The Critical Conversations series provides four opportunities across the second half of 2021 for a discussion on critical artistic themes amongst peers – local, national, international members of the dance community and the public.
Three sessions will be curated by ADT, and one session is open to individuals and collectives to nominate a theme or idea they wish to discuss and explore with others. All sessions are free to attend and will take place at ADT’s home, The Odeon in Norwood, Adelaide.
To read about previous sessions, please visit this page.
8 July 2021
Title: First Nations Women’s Embodied Performance Practices
Presented by ADT’s International Centre for Choreography with Adrianne Semmens, ADT’s 2021 Associate Artist, as part of NAIDOC Week
This NAIDOC Week, a panel of First Nations practitioners will gather at The Odeon to speak on their practices and recent work. The panel – from dance, theatre, community arts and activism arts – have been invited to engage in a conversation about their processes, practices, collaboration, core values and critical issues. The panel includes Nikki Ashby, Gina Rings, Caleena Sansbury and Adrianne Semmens.
To register to attend this free event, please RSVP to email@example.com.
Nikki Ashby has been producing dance and theatre works across Australia for 30 years. A stage and screen actor, producer, director and choreographer, Nikki danced with Bangarra Dance Theatre in Unaipon, and I Am Eora for its world premiere at the Sydney Festival. Highlights from Nikki’s career include working with Djuki Mala, co-hosting Move It Mob Style on NITV and ABC 3, choreographing productions for Ilbijerri Theatre and Kurruru Performing Arts, and working with D’faces of youth arts in Whyalla, Riverland Youth Theatre in Renmark and State Opera South Australia. Nikki directed and choreographed the emerging dance group Of Desert and Sea Dance for its production of Beautiful, which premiered at Tarnanthi and was performed most recently at the 2020 Adelaide Fringe.
Artistic Director of the South Australian First Nations Dance Collective (SAFNDC), Gina comes from the Kokatha people of the West Coast of South Australia. Gina has been involved in the arts for more than 25 years, starting with a traineeship with Bangarra in 1994. Recently, Gina created the solo work Unconscious Bias for The World’s Smallest Stage project in 2020 (in partnership with ADT). In 2021, Gina worked closely with Diana Sautell as a co-producer and creative director on the collaborative work Inma, featuring Electric Fields, Iwiri and the SAFNDC, which was awarded ‘Pick of the Fringe’ at the 2020 Adelaide Fringe.
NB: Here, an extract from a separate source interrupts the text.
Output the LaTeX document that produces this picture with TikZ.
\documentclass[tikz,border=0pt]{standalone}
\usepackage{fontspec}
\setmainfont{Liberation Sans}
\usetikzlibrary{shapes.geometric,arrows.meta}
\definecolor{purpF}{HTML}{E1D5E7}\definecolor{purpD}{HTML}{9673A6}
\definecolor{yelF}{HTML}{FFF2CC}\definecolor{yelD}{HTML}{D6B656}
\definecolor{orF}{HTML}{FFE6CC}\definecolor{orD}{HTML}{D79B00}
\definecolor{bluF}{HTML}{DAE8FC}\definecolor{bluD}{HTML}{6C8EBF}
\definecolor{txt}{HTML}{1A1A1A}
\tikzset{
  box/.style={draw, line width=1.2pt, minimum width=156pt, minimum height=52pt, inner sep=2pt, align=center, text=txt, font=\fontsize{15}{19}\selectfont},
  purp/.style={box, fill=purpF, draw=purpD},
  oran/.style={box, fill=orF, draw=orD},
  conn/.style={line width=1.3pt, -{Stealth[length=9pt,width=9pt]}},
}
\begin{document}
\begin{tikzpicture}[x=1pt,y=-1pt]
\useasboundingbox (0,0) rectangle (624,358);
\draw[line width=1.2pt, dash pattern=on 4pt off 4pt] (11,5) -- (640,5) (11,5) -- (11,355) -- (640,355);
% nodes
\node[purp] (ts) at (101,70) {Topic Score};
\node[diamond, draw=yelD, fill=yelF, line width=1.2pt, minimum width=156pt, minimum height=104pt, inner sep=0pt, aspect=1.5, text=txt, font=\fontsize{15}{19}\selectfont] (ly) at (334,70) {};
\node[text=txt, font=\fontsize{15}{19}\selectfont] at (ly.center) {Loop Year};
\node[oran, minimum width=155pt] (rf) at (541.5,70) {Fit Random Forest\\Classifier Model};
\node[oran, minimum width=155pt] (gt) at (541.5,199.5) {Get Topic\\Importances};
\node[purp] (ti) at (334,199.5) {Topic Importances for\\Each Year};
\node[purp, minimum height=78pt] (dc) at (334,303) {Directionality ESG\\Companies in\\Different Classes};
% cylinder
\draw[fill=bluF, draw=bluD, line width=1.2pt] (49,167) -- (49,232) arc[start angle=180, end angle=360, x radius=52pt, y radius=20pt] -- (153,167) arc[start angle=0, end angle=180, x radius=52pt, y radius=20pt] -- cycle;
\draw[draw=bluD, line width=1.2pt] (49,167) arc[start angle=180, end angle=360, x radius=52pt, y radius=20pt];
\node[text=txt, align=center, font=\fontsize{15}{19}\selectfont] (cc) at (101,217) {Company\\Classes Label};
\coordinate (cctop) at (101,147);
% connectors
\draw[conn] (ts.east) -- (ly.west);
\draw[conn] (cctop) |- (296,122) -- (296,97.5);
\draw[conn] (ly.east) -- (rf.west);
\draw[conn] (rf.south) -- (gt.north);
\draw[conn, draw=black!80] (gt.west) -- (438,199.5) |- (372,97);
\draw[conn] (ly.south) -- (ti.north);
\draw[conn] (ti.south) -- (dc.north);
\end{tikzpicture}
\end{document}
Passionate about creating change for the arts, Caleena feels it’s urgent and necessary to form movements such as Arts Front in NSW, to connect with like-minded people in the industry to ensure that art is maintained and looked at as an opportunity of high importance. Caleena graduated from NAISDA in 2013. Since then, she has continued to work in the arts, performing with various choreographers and companies, including Vicki Van Hout, Thomas E. S. Kelly, Karul Projects, Insite Arts and Vitalstatistix.
Adrianne Semmens is a dance practitioner with experience working across the arts, education and community sectors. Adrianne is a descendant of the Barkindji People of western NSW and a graduate of NAISDA Dance College and Adelaide College of the Arts. As ADT’s 2021 Associate Artist, Adrianne will discuss Immerse, her recent work created as part of ADT’s world premiere season of Convergence in 2021, in which identity and place – recurring themes within Adrianne’s practice – are examined and explored.